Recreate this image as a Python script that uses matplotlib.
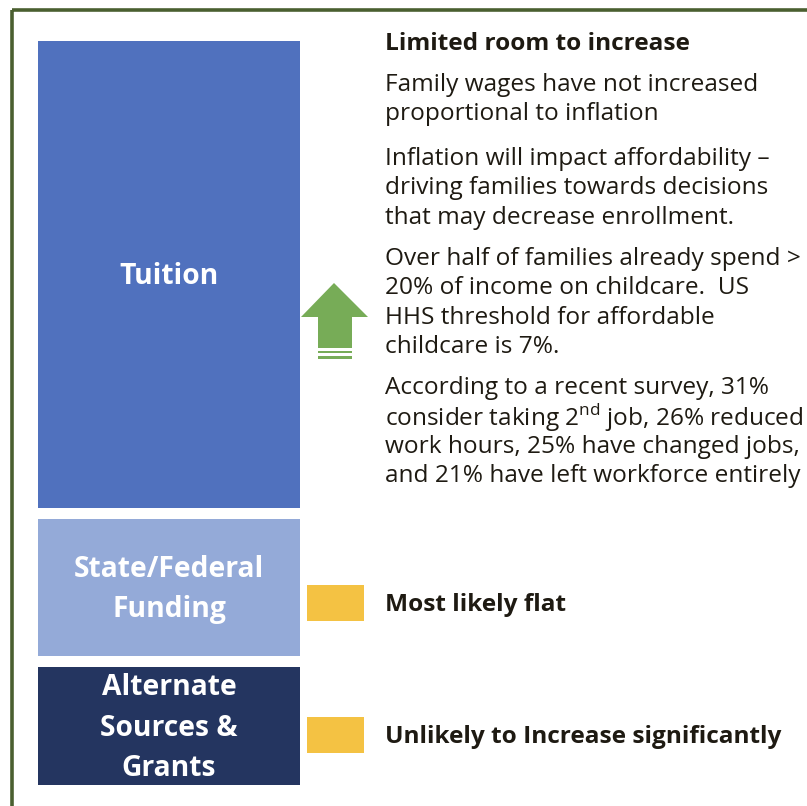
#!/usr/bin/env python3
# Funding sources diagram: stacked blocks with outlook notes

import matplotlib.pyplot as plt
from matplotlib.patches import Rectangle, Polygon

plt.rcParams['font.family'] = ['Open Sans', 'DejaVu Sans']
plt.rcParams['mathtext.fontset'] = 'custom'
plt.rcParams['mathtext.rm'] = 'Open Sans'

# Funding blocks (pixel spans, top -> bottom)
block_labels = ['Tuition', 'State/Federal\nFunding', 'Alternate\nSources &\nGrants']
block_top = [41, 519, 667]
block_bottom = [508, 656, 785]
block_colors = ['#5071BE', '#94AAD8', '#243560']

# Outlook notes
tuition_heading = 'Limited room to increase'
tuition_notes = [
    ['Family wages have not increased', 'proportional to inflation'],
    ['Inflation will impact affordability \u2013', 'driving families towards decisions',
     'that may decrease enrollment.'],
    ['Over half of families already spend >', '20% of income on childcare.  US',
     'HHS threshold for affordable', 'childcare is 7%.'],
    ['According to a recent survey, 31%', r'consider taking 2$^{\mathrm{nd}}$ job, 26% reduced',
     'work hours, 25% have changed jobs,', 'and 21% have left workforce entirely'],
]
note_starts = [85, 159, 259, 388]
flat_labels = ['Most likely flat', 'Unlikely to Increase significantly']
flat_y = [603, 735]

W, H = 807, 806
fig = plt.figure(figsize=(W / 100, H / 100), dpi=100)
ax = fig.add_axes([0, 0, 1, 1])
ax.set_xlim(0, W)
ax.set_ylim(H, 0)
ax.axis('off')

txt = '#1E1A12'

# outer frame (runs off the right and bottom)
ax.add_patch(Rectangle((11.5, 9.5), 900, 900, fill=False, lw=2.6, ec='#4A5F30'))

# blocks
for lab, top, bot, col in zip(block_labels, block_top, block_bottom, block_colors):
    ax.add_patch(Rectangle((38, top), 262, bot - top, fc=col, ec='none'))
    ax.text(169, (top + bot) / 2 + 2, lab, ha='center', va='center', color='white',
            fontsize=20.3, fontweight='bold', linespacing=1.52)

# green up arrow with stripes
green = '#77AC57'
ax.add_patch(Polygon([(334, 283), (368, 317), (352, 317), (352, 348), (318, 348),
                      (318, 317), (301, 317)], closed=True, fc=green, ec='none'))
ax.add_patch(Rectangle((318, 350.5), 34, 2.5, fc=green, ec='none'))
ax.add_patch(Rectangle((318, 356), 34, 2.5, fc=green, ec='none'))

# yellow markers
for y in flat_y:
    ax.add_patch(Rectangle((307, y - 18), 57, 36, fc='#F4C243', ec='none'))

# right column text
ax.text(385, 44, tuition_heading, ha='left', va='center', color=txt,
        fontsize=17.6, fontweight='bold')
for start, para in zip(note_starts, tuition_notes):
    for i, line in enumerate(para):
        ax.text(385, start + i * 29.3, line, ha='left', va='center', color=txt, fontsize=17.6)

for lab, y in zip(flat_labels, flat_y):
    ax.text(385, y + 2, lab, ha='left', va='center', color=txt, fontsize=17.6, fontweight='bold')

fig.savefig('out.png', dpi=100)
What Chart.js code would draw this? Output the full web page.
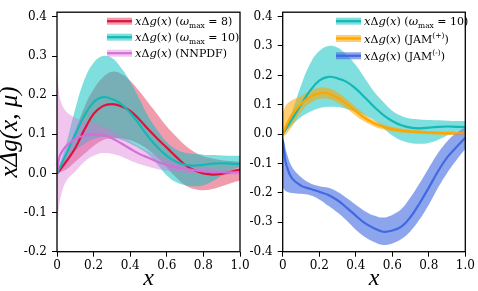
= = = = = = =
What you have to do:
Give again, please, precisely the lines that begin the records and run through the line with "plt.rcParams['mathtext.rm'] = 'Open Sans'" in it, keeping both end lines and dropping any pictures.

Task output:
Recreate this image as a Python script that uses matplotlib.
#!/usr/bin/env python3
# Funding sources diagram: stacked blocks with outlook notes

import matplotlib.pyplot as plt
from matplotlib.patches import Rectangle, Polygon

plt.rcParams['font.family'] = ['Open Sans', 'DejaVu Sans']
plt.rcParams['mathtext.fontset'] = 'custom'
plt.rcParams['mathtext.rm'] = 'Open Sans'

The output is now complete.